C’est donc à juste titre que finalement le dirigeant s’est retourné, par le truchement de son conseil, entre les mains du mandataire liquidateur pour pouvoir récupérer les fonds indûment conservés entre ses mains.
Telle n’a pas été la surprise du dirigeant d’apprendre que finalement le mandataire liquidateur avait commis, lui-même, une erreur en libérant les fonds au profit de l’AGS alors que ces fonds étaient initialement indisponibles de par les faits de la saisie conservatoire.

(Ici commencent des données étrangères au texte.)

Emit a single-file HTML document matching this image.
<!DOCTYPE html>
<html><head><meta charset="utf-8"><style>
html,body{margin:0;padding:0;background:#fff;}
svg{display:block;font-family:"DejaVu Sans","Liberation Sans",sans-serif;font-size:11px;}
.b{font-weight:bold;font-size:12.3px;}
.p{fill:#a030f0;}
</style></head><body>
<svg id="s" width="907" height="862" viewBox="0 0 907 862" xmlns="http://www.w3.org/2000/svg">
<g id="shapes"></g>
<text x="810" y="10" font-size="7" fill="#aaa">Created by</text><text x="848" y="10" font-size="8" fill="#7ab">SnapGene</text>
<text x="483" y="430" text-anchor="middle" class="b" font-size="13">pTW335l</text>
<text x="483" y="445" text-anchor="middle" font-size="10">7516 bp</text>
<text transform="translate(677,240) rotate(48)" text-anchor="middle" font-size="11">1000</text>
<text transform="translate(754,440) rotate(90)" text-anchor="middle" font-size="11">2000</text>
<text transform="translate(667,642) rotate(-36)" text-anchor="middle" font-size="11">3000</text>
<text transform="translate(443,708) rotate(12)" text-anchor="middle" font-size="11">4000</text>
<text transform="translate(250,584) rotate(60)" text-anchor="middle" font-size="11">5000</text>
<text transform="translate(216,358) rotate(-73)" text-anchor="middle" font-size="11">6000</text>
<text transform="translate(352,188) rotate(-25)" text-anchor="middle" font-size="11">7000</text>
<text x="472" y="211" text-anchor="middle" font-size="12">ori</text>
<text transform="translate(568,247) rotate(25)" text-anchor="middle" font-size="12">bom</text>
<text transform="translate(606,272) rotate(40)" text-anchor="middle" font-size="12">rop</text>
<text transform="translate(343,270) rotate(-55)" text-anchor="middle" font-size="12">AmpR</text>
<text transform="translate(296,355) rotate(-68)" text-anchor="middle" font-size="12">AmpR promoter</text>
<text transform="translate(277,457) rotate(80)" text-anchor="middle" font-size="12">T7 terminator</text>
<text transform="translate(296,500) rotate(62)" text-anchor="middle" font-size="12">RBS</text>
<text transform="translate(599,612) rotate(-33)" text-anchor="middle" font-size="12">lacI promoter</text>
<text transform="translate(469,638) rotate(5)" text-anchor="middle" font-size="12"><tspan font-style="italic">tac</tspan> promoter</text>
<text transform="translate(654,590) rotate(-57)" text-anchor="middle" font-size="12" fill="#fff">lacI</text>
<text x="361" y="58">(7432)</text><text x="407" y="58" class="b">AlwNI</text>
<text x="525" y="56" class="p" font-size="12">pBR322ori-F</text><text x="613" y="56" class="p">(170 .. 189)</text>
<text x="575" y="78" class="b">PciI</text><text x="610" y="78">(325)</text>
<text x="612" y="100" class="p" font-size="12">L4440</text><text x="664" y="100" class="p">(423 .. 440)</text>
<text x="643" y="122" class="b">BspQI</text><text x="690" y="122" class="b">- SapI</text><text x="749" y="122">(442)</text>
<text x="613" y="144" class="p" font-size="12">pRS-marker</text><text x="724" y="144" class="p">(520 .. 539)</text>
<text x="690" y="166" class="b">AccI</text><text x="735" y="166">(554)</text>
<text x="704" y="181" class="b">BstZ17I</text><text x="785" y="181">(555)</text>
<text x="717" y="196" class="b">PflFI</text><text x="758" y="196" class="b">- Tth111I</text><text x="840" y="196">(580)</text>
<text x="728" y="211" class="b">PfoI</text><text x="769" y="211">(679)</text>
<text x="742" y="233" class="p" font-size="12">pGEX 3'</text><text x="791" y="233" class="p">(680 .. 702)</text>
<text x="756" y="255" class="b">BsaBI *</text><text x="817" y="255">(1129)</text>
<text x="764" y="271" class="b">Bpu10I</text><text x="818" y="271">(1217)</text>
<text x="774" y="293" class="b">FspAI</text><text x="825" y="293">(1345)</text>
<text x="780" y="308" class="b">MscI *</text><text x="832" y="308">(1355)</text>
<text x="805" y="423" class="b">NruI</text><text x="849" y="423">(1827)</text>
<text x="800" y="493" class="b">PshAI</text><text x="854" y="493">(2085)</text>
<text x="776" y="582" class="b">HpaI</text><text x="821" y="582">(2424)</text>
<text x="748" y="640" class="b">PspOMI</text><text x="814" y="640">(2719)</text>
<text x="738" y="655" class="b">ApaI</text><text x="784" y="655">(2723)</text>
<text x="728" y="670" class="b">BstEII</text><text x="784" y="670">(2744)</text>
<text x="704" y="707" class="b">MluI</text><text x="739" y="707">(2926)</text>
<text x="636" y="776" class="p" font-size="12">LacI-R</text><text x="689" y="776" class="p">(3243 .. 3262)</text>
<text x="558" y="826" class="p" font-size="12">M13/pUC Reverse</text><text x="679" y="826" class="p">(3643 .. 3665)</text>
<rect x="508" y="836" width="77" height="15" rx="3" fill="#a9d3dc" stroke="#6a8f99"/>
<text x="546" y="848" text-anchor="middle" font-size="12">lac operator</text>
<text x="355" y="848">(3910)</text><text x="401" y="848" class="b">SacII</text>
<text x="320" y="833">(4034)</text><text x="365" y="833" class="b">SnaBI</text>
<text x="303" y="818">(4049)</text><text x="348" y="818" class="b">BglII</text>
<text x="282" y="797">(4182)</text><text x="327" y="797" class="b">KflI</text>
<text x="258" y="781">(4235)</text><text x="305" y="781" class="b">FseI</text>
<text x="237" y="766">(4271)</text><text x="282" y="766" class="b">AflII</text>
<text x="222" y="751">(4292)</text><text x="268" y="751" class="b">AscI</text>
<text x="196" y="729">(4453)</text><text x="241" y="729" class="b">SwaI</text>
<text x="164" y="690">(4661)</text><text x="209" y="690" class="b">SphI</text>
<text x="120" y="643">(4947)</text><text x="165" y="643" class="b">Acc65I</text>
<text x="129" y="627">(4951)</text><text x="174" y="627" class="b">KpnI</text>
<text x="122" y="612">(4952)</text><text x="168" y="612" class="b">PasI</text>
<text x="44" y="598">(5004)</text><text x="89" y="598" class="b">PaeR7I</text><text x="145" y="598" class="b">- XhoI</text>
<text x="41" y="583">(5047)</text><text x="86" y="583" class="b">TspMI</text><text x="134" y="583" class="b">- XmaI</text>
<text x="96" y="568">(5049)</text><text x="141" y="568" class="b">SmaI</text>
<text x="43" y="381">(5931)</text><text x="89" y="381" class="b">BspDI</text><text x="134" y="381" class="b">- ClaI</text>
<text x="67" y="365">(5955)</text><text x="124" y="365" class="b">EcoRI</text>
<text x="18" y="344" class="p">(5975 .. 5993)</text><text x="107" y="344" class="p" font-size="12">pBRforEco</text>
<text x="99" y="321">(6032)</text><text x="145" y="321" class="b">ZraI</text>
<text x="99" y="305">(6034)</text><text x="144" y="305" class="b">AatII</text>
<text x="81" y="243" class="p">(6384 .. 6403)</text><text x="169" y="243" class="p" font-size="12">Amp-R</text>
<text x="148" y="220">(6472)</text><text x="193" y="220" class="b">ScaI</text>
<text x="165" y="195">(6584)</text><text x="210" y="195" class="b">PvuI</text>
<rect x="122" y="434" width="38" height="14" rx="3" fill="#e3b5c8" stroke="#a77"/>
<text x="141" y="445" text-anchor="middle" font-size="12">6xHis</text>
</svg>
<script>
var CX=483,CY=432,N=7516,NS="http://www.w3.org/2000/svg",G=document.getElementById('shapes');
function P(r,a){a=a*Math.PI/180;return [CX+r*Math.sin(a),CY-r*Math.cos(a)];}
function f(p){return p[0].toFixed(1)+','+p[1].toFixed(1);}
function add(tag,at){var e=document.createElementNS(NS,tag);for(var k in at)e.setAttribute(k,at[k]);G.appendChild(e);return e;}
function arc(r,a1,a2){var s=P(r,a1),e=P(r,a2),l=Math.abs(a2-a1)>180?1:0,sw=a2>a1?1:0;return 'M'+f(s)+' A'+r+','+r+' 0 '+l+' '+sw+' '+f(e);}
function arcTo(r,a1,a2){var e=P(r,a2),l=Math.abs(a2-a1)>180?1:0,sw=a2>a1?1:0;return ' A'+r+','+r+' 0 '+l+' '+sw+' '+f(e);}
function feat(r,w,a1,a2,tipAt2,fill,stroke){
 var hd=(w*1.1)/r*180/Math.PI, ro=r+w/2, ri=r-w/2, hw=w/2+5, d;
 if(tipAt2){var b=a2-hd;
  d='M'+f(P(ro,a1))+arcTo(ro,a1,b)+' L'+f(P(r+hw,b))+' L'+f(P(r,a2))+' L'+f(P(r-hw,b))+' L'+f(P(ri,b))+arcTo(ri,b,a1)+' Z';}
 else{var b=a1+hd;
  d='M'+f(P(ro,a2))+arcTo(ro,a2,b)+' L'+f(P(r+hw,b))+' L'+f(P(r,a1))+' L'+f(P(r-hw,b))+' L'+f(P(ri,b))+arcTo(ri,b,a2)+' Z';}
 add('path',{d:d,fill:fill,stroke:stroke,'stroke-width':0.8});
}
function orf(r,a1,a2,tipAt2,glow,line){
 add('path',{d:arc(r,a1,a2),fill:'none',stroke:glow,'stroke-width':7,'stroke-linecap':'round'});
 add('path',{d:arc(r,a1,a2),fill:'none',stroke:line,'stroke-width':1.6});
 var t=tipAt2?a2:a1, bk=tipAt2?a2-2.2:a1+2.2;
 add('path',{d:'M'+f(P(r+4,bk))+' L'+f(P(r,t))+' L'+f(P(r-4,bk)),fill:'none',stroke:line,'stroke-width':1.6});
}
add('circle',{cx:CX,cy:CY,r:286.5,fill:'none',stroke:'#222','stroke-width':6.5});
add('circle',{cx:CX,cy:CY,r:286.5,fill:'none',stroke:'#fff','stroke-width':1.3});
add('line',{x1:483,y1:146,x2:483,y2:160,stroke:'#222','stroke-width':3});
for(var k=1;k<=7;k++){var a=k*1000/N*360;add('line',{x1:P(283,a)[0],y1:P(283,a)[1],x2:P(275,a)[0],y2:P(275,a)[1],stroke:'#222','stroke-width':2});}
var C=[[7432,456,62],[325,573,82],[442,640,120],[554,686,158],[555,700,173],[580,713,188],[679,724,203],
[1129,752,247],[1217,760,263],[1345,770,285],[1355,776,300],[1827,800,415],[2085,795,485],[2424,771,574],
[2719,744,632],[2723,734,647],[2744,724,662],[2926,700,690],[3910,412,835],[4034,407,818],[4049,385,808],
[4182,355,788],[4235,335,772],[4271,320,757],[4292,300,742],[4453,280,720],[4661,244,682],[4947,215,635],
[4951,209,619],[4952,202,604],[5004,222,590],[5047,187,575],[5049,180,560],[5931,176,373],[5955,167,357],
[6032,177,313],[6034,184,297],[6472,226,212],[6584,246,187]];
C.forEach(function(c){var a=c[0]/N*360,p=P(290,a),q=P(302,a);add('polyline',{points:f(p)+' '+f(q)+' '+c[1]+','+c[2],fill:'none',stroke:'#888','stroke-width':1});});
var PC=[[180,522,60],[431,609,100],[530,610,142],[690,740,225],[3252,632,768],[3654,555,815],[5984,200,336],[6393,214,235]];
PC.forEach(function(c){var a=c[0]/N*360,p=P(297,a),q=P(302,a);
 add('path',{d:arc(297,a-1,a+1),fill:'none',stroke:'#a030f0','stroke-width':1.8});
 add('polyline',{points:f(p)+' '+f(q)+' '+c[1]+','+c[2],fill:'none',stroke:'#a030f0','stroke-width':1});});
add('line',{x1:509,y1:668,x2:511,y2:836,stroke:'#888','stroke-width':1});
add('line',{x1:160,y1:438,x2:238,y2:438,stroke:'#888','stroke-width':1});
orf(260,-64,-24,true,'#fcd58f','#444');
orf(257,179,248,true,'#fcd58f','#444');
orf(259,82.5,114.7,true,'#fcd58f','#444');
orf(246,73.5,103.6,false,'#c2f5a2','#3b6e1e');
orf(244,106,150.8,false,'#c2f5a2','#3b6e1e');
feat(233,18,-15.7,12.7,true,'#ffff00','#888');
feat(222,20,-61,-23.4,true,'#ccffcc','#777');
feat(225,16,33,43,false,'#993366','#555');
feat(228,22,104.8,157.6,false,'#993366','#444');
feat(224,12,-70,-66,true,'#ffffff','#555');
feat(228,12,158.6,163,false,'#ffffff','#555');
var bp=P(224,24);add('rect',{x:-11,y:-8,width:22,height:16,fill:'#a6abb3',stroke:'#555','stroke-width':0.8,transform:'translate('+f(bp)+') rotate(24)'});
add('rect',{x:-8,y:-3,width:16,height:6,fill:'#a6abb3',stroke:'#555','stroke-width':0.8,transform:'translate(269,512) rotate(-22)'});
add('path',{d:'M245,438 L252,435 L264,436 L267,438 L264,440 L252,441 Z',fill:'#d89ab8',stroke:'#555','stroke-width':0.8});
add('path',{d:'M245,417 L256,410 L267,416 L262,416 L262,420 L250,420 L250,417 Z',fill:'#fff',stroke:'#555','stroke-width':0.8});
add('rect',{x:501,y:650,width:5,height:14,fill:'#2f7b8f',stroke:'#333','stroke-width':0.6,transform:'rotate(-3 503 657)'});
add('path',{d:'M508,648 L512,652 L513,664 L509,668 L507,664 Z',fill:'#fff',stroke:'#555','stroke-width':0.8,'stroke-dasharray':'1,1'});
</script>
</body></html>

Le liquidé engageant la responsabilité du mandataire liquidateur
C’est dans ces circonstances que, tant bien même le mandataire liquidateur a cru bon engager une action contre l’UNEDIC devant le Tribunal de commerce de Fréjus pour obtenir le remboursement de cette somme, que le dirigeant est intervenu volontairement à la procédure pour voir condamné, tantôt, l’UNEDIC en remboursement des sommes indûment perçues, et voir condamné tantôt, le mandataire liquidateur au paiement d’une somme qu’il a conservé entre ses mains et libéré à tort au profit d’un autre créancier.
Ainsi, tel est pris qui croyait prendre.
Deuxièmement, cette jurisprudence est intéressante parce qu’elle vient effectivement poser le sort d’une pratique mise en place depuis de nombreuses années qui consiste à faire passer avant le super privilège des salaires les frais de justice du mandataire judiciaire, du Greffe et des autres intervenants de la procédure collective.
De telle sorte que la question pouvait légitimement se poser par le Tribunal de commerce de savoir si les 19 877.00 € n’avaient finalement pas été absorbés à tort par les frais de justice du Mandataire judiciaire ou par l’UNEDIC qui n’aurait pas dû percevoir ces fonds.
Le mandataire liquidateur a immanquablement interjeté appel, le dirigeant est immanquablement intimé dans cet appel et je pense que cet appel nous offrira d’autres perspectives de réflexion sur cette procédure qui méritait, par son caractère atypique et par son histoire et son ancienneté, une chronique clairement dédiée, fusse-t-il, sur la base d’un jugement rendu en première Instance par le Tribunal de commerce de Fréjus.